We should help this person out. But giving him money clearly is not the best way, in fact it may seem like giving him money is only enabling his bad lifestyle choices.
> People are selfish; if they make a big investment and you're about to reduce its value, they will fight tooth and nail. Any conversation about 'right', 'wrong', 'moral', it all goes out the window.
I disagree with the tone. Everyone is selfish. Everyone wants either their own benefit or their own benefit. Everyone is grasping. Moral, wrong or right can't correct that behavior, even if you could agree to it. Thats why the moral, wrong or right decisions dont have to be about what people want, but what you allow people to do or not do.
> You are saying that profits should come before everything else.
I very deliberately expressed no opinion in that regard.
Not expressing an opinion within a moral argument is political only with regards for the motive of inaction. Taken to a greater extreme people are not necessarily expressing politics by not agreeing with your opinion.
The value calculus of something always seems to be heavily dependent on who gets the bill.
> even if it is in their own best interest.
I'm one of those people blessed with knowing what's best for other people, but I restrict my efforts to giving them unwanted advice. I don't care to force it on them.
> from personal experience I can tell that I used to be taught by both my peasant Eastern-European grand-mothers to never accept free stuff from our neighbors (like going to eat at their place or something similar), the reasoning being that those neighbors would most certainly want something in return at some point in the future.
Isn't this essentially antisocial advice? That is: society is literally built out of these types of exchanges. I help you in your need, you help me in my need later. I do something nice for you, you do something nice for someone else, someone-{n}-else does something nice for me.
Gifts stop being gifts when strings get attached explicitly.
> Womeone is paying me to do a thing. Therefore, what I'm doing must, at least on average and over the long term, be so valuable to some number of people that it's worth continuing those payments.
I feel that is not a logical conclusion. What if someone paid a hitman to kill their boss because they got into a fight with them and they aren't emotionally stable enough to have a discussion?
Yes, an extreme example, but consider this: not every increase in perceived value is necessarily good.
> > For some people this money could be incredibly important.
> That's exactly the problem.
I thoroughly disagree, and I feel like speaking up about this particular philosophy of consent.
If I buy a used iPhone for $100 from someone who would die if they didn't get the $100, have I acted unethically? Whereas if I bought it from someone who didn't really need the $100, I wouldn't be acting unethically?

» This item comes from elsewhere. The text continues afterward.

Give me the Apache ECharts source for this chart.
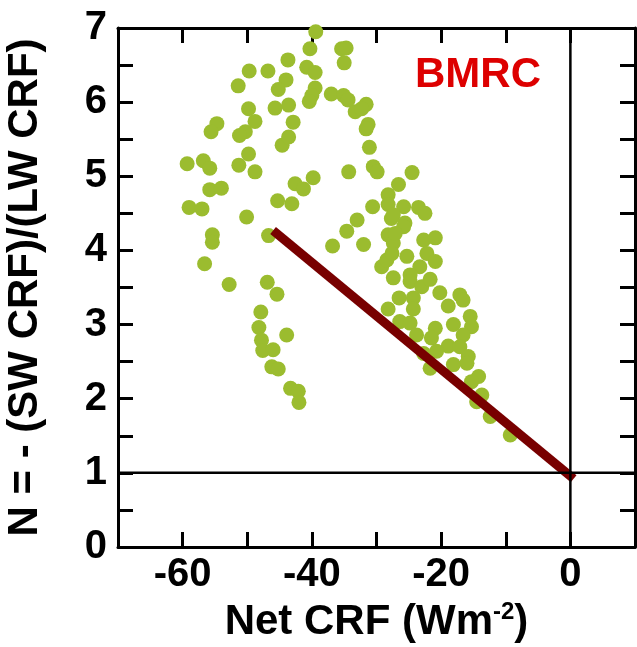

This sounds not only wrong, but highly counter-productive to me, since the consequence of not entering into this trade, just because the seller really needs the money, is that the seller dies. How does that make any of us better off?
As a society, we should encourage trading with people who really need the money, not label it as unethical. Whether a trade is unethical or not can be determined solely from the trade itself, not how much either (or both of the parties) needs the proceeds from the trade.
Example illustrating the absurdity: imagine two people who both really need the proceeds trading with each other. Ouch! According to your philosophy, they are both acting unethically (when in fact they are doing the only reasonable thing).
It may be because of reasons other than selfishness, outside of one's control.
Don't assume somebody is as insensitive jackass as you with such statements.
>The majority of society would say it is your ethical duty to help a person in such a circumstance, even at moderate inconvenience to yourself.
A stranger man knocks on the door of a single mother with a young daughter (yes, I am piggy backing on stereotypical social norms). Does she have an ethical duty to put both herself and her child at potentially great risk (which is probably largely overblown by 24 hours news and crime based TV shows)?
>but in general, most people would frown on your choice of a fancier car or a European vacation over someone else's life, in this kind of local, specific scenario.
The difficulty is when they enjoyed their European vacation in the past while you saved up for yours now.
Or to put in a more generalized term, the ethical obligation to share wealth even with those who are themselves responsible for not having wealth encourages one to never save up wealth to begin with (not in an all or none sense, but as a pressure which can be increased or decreased).
> They are under no obligation to give out something for free just because others think they should
In the same vein, they are under no obligation to _not_ give it away from free. Their actions are purely a choice, free from obligation. That said, lack of obligation does not act as a shield from criticism. Quite the opposite.
> which have been biased by money. How does anyone consider this ethical?
Money itself is just a tool, it cant be (un)ethical. Best to focus on the human agents and incentives.
> should not be biased by monetary influence.
Influence will exist because it's part of human nature. Take away monetary incentives and you 'll have political influence, religious influence etc. We 've learned that from history.
Nobody needs to offer his own money, though. You give a moral answer to a social conflict. You miss the point.